Sadness: David created his own sadness with his adultery with Bathsheba and the murder of her husband Uriah the Hittite. Talk about getting “caught in the act”, the entire world knows of David’s horrible sins. The result was a baby was born between David and Bathsheba and as the baby lay dying, the very repentant David wept and prayed to God. What a horrible sadness it is to lose a child. The King’s servants were nervous about coming to him and telling him the child had died, yet what was David’s reaction? Once he understood the child had died and God’s will had been accomplished, the repentant David went into the Lord’s house and worshipped. His emotion of sadness for the baby was tempered by his belief in God and the resurrection. “David said, “While the baby was still living, I cried and refused to eat because I thought, ‘Who knows? Maybe the Lord will feel sorry for me and let the baby live.’ But now the baby is dead, so why should I refuse to eat? Can I bring the baby back to life? No. Someday I will go to him, but he cannot come back to me.” (II Sam. 12: 22-23 [ERV). David’s emotion of sadness was tempered by his understanding of God’s will.

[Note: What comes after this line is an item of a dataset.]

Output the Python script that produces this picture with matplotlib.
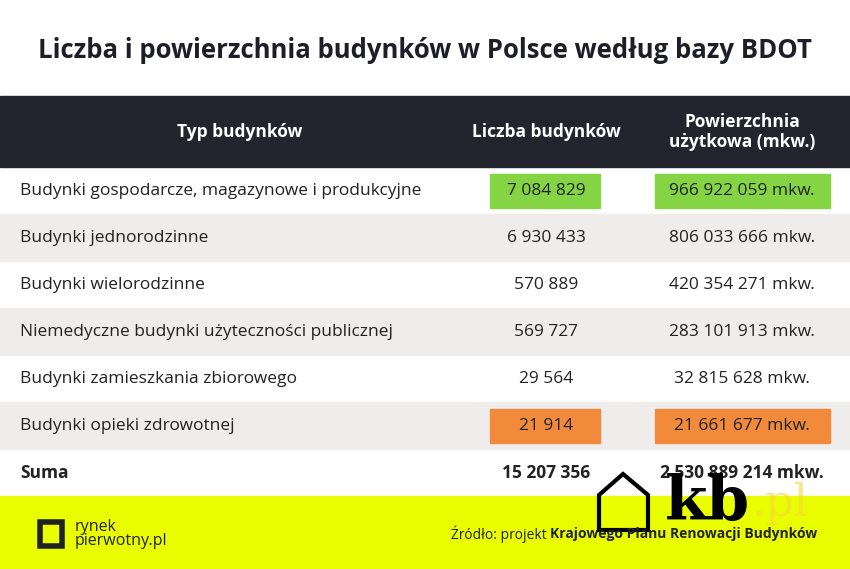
import matplotlib.pyplot as plt
from matplotlib.patches import Rectangle, Polygon

plt.rcParams["font.family"] = "Open Sans"

title = "Liczba i powierzchnia budynków w Polsce według bazy BDOT"
headers = ["Typ budynków", "Liczba budynków", "Powierzchnia\nużytkowa (mkw.)"]
types = ["Budynki gospodarcze, magazynowe i produkcyjne", "Budynki jednorodzinne",
         "Budynki wielorodzinne", "Niemedyczne budynki użyteczności publicznej",
         "Budynki zamieszkania zbiorowego", "Budynki opieki zdrowotnej"]
counts = ["7 084 829", "6 930 433", "570 889", "569 727", "29 564", "21 914"]
areas = ["966 922 059 mkw.", "806 033 666 mkw.", "420 354 271 mkw.",
         "283 101 913 mkw.", "32 815 628 mkw.", "21 661 677 mkw."]
total_count = "15 207 356"
total_area = "2 530 889 214 mkw."
highlight = {0: "#84d444", 5: "#f28a3c"}

fig = plt.figure(figsize=(8.5, 5.69), dpi=100)
ax = fig.add_axes([0, 0, 1, 1])
ax.set_xlim(0, 850)
ax.set_ylim(569, 0)
ax.axis("off")

ax.text(425, 50, title, ha="center", va="center", fontsize=18.5, fontweight="bold", color="#1e1e28")

# header band
ax.add_patch(Rectangle((0, 96), 850, 71, color="#24242f"))
hx = [240, 546, 742]
for x, h in zip(hx, headers):
    ax.text(x, 132, h, ha="center", va="center", fontsize=12.5, fontweight="bold", color="white",
            linespacing=1.15)

row_h = 47
y0 = 167
for i, (t, c, a) in enumerate(zip(types, counts, areas)):
    top = y0 + i * row_h
    cy = top + row_h / 2
    if i % 2 == 1:
        ax.add_patch(Rectangle((0, top), 850, row_h, color="#efedeb"))
    if i in highlight:
        ax.add_patch(Rectangle((490, top + 7), 110, 34, color=highlight[i]))
        ax.add_patch(Rectangle((655, top + 7), 175, 34, color=highlight[i]))
    ax.text(20, cy, t, ha="left", va="center", fontsize=12.5, color="#222")
    ax.text(546, cy, c, ha="center", va="center", fontsize=12.5, color="#222")
    ax.text(742, cy, a, ha="center", va="center", fontsize=12.5, color="#222")

cy = y0 + 6 * row_h + row_h / 2
ax.text(20, cy, "Suma", ha="left", va="center", fontsize=12.5, fontweight="bold", color="#222")
ax.text(546, cy, total_count, ha="center", va="center", fontsize=12.5, fontweight="bold", color="#222")
ax.text(742, cy, total_area, ha="center", va="center", fontsize=12.5, fontweight="bold", color="#222")

# footer
ax.add_patch(Rectangle((0, 496), 850, 73, color="#e9ff00"))
ax.add_patch(Rectangle((40, 522), 22, 24, fill=False, lw=4, ec="#222"))
ax.text(75, 534, "rynek\npierwotny.pl", ha="left", va="center", fontsize=11.5, color="#222",
        linespacing=0.9)
src = ax.text(817, 534, "Krajowego Planu Renowacji Budynków", ha="right", va="center",
              fontsize=10, fontweight="bold", color="#222")
fig.canvas.draw()
bb = src.get_window_extent()
x_left = ax.transData.inverted().transform((bb.x0, bb.y0))[0]
ax.text(x_left - 3, 534, "Źródło: projekt", ha="right", va="center", fontsize=10, color="#222")

# watermark
ax.add_patch(Polygon([(599, 530), (599, 495), (623, 474), (648, 495), (648, 530)],
                     closed=True, fill=False, lw=3, ec="black"))
ax.text(665, 503, "kb", ha="left", va="center", fontsize=44, fontweight="bold",
        fontfamily="DejaVu Serif", color="black")
ax.text(752, 503, ".pl", ha="left", va="center", fontsize=32, fontfamily="DejaVu Serif",
        color="#f5d63c", alpha=0.6)

fig.savefig("out.png", dpi=100)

Disgust: God is disgusted with sin and so should we. The wages of sin are death but God’s wonderful gift to us is eternal life (Rom. 6:23). All of us, everybody who has ever lived, except Jesus the Messiah have sinned and our sins are disgusting to God (Rom. 3:23). God wants all mankind to be in His family and live forever with Him (Rom 8:14-17) so, He describes for us what is disgusting. “Now the works of the flesh are evident, which are: adultery, fornication, uncleanness, lewdness, idolatry, sorcery, hatred, contentions, jealousies, outbursts of wrath, selfish ambitions, dissensions, heresies, envy, murders, drunkenness, revelries, and the like; of which I tell you beforehand, just as I also told you in time past, that those who practice such things will not inherit the kingdom of God.” (Gal. 5:19-21). Sin is disgusting.
Enjoyment: Jesus gave us an example of the joy to come when He resurrects His saints. His good friend Lazarus had died and had been buried for four days when Jesus showed up. The emotion of sadness was everywhere. Mary and Martha were distraught with grief, yet Jesus came and reminded them of what God has in store, and they believed Him. Can you imagine the joy of the sisters when Jesus called Lazarus out of the grave? Seeing their brother walk out alive from the tomb must have brought about the greatest of enjoyment for Mary and Martha. The last enemy of enjoyment is death (I Cor. 15:26). Jesus will destroy death bringing pure joy forever to this world.
Emotions are a part of our humanity. Each of us must learn to control and properly utilize our emotions to the glory of God. Can you imagine a full-grown adult throwing themselves on the grocery store floor in a screaming fit? I hope we have all grown out of this immature stage of emotional development. As we grow from our spiritual childhood to spiritual maturity, we must learn to control our emotions and rely on God to make things right. Anger, fear, sadness, disgust and enjoyment are a part of our humanity. Like our forefathers in the Bible, let us all learn to control ourselves and grow in His spiritual maturity.